(Collected data)
________________

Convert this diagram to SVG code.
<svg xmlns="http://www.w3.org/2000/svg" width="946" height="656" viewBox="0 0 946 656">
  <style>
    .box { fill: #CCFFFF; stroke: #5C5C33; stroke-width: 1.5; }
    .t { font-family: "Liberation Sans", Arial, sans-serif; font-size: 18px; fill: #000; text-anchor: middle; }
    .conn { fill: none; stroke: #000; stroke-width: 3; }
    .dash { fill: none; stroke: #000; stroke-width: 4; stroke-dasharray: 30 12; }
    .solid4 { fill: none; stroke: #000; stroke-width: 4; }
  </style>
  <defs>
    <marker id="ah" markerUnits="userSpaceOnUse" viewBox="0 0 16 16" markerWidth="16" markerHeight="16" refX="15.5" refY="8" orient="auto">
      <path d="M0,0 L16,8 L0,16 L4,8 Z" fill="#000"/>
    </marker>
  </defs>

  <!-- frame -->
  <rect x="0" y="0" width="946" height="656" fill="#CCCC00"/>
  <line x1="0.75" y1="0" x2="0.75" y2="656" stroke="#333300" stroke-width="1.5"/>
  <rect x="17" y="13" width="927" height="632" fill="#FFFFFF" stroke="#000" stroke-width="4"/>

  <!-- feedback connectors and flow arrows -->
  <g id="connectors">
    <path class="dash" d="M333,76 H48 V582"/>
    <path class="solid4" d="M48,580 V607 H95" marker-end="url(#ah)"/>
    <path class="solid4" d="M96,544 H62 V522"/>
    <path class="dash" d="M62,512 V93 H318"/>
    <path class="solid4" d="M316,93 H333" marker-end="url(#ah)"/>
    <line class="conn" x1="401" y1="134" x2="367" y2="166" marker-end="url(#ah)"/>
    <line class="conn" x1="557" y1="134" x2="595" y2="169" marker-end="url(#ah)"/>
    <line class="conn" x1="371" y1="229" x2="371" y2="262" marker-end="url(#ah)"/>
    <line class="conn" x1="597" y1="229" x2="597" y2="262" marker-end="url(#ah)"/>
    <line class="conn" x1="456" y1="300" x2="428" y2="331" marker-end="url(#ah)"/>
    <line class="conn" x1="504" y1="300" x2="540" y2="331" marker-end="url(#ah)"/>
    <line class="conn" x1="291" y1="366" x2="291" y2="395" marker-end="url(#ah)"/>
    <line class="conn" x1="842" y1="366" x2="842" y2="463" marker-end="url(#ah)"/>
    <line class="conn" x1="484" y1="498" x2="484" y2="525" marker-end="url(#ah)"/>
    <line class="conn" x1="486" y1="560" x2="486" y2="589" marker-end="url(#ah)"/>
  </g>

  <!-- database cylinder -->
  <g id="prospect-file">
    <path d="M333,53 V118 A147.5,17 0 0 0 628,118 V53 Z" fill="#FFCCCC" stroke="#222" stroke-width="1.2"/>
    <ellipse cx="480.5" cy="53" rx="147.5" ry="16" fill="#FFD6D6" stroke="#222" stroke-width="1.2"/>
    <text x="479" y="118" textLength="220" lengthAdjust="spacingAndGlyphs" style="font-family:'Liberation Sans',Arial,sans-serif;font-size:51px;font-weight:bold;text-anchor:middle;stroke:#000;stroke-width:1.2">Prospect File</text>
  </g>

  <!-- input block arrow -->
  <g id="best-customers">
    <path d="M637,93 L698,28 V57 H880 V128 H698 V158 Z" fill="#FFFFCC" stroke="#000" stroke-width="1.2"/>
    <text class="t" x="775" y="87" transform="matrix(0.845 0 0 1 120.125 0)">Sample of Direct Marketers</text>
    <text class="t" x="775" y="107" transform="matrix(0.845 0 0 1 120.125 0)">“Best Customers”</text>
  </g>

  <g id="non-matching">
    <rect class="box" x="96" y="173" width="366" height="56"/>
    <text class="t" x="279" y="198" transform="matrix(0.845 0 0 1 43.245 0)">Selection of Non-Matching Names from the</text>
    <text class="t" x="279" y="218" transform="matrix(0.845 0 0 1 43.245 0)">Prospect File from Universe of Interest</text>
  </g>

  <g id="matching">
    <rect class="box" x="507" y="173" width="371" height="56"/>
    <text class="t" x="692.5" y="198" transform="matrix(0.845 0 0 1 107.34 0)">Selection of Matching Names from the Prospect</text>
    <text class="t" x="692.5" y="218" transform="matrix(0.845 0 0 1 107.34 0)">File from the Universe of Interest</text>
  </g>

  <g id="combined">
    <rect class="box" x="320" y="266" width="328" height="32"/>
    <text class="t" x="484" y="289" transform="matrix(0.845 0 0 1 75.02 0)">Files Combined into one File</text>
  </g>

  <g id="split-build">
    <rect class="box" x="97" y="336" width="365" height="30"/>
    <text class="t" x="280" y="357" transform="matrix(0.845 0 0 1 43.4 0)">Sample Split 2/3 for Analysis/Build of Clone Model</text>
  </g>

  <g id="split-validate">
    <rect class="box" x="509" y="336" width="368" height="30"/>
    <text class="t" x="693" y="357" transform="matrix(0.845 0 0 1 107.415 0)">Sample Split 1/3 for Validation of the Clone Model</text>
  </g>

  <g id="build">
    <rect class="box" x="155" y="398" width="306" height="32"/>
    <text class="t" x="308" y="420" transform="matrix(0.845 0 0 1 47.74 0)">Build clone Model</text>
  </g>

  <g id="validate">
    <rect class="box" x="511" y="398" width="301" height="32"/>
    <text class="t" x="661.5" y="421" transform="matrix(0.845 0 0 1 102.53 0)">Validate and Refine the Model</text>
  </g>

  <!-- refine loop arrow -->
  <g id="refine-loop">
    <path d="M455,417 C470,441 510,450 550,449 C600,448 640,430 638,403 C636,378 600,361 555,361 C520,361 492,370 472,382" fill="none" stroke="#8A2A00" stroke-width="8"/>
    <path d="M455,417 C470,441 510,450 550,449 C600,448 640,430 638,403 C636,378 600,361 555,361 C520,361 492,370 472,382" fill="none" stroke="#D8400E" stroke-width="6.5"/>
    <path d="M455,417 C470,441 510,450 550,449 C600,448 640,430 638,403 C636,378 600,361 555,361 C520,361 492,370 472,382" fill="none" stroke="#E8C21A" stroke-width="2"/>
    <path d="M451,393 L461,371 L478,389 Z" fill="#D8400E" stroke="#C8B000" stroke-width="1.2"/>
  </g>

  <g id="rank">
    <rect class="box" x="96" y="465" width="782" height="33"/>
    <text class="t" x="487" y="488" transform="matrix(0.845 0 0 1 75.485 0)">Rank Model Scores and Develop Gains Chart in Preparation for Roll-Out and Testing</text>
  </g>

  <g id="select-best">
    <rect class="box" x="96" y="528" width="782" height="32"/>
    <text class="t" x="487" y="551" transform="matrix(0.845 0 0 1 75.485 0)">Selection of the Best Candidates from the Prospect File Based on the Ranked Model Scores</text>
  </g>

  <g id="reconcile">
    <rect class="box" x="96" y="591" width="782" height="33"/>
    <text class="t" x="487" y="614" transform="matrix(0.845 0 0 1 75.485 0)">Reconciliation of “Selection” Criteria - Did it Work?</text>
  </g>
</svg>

________________

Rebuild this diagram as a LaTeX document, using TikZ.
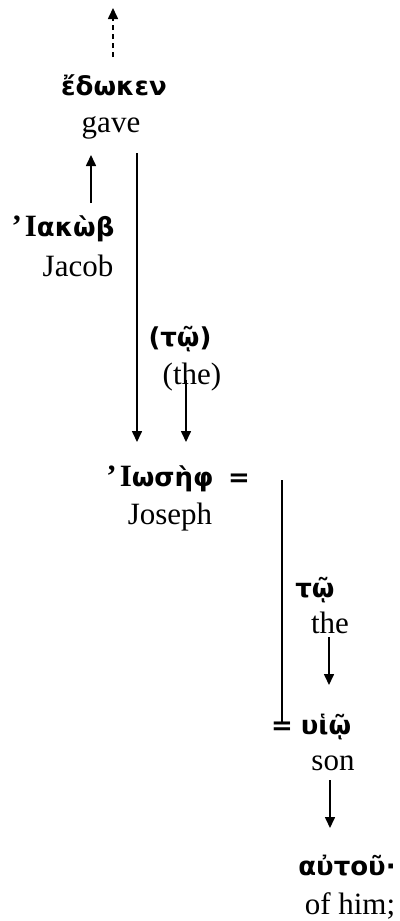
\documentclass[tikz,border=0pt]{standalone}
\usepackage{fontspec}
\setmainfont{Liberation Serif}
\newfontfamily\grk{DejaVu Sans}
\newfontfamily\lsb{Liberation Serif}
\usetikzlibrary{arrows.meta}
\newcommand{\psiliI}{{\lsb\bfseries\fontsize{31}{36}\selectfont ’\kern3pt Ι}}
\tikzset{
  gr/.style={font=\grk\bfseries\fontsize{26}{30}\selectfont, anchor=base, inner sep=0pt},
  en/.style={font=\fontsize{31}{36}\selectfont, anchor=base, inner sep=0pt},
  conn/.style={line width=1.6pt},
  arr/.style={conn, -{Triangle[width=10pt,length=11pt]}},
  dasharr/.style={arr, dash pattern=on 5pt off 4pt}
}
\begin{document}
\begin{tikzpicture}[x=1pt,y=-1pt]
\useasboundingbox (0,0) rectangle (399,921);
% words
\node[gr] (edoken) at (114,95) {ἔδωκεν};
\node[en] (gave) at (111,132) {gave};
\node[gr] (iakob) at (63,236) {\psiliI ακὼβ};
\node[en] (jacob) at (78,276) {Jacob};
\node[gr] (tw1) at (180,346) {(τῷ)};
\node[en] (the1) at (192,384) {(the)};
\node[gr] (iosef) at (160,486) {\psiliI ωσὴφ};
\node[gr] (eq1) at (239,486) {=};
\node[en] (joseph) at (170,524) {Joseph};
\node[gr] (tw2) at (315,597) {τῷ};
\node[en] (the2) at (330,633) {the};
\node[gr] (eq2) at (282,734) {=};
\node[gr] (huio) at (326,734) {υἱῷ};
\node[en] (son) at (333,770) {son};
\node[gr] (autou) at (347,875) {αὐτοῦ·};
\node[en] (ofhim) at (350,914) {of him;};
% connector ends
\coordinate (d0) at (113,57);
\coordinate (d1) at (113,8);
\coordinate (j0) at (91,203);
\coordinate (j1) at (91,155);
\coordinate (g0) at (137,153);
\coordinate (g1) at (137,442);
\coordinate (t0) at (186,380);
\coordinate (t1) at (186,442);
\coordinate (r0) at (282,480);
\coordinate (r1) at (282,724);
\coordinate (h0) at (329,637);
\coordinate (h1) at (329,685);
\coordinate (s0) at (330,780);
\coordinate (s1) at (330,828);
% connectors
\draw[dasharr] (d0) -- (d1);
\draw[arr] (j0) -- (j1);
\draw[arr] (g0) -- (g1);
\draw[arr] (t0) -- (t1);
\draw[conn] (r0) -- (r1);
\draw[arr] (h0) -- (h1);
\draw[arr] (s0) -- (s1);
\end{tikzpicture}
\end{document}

________________

• **THE TASK**
Extract every line of the records above that contains the word "this".

• **WRITTEN REPLY**
Convert this diagram to SVG code.
Rebuild this diagram as a LaTeX document, using TikZ.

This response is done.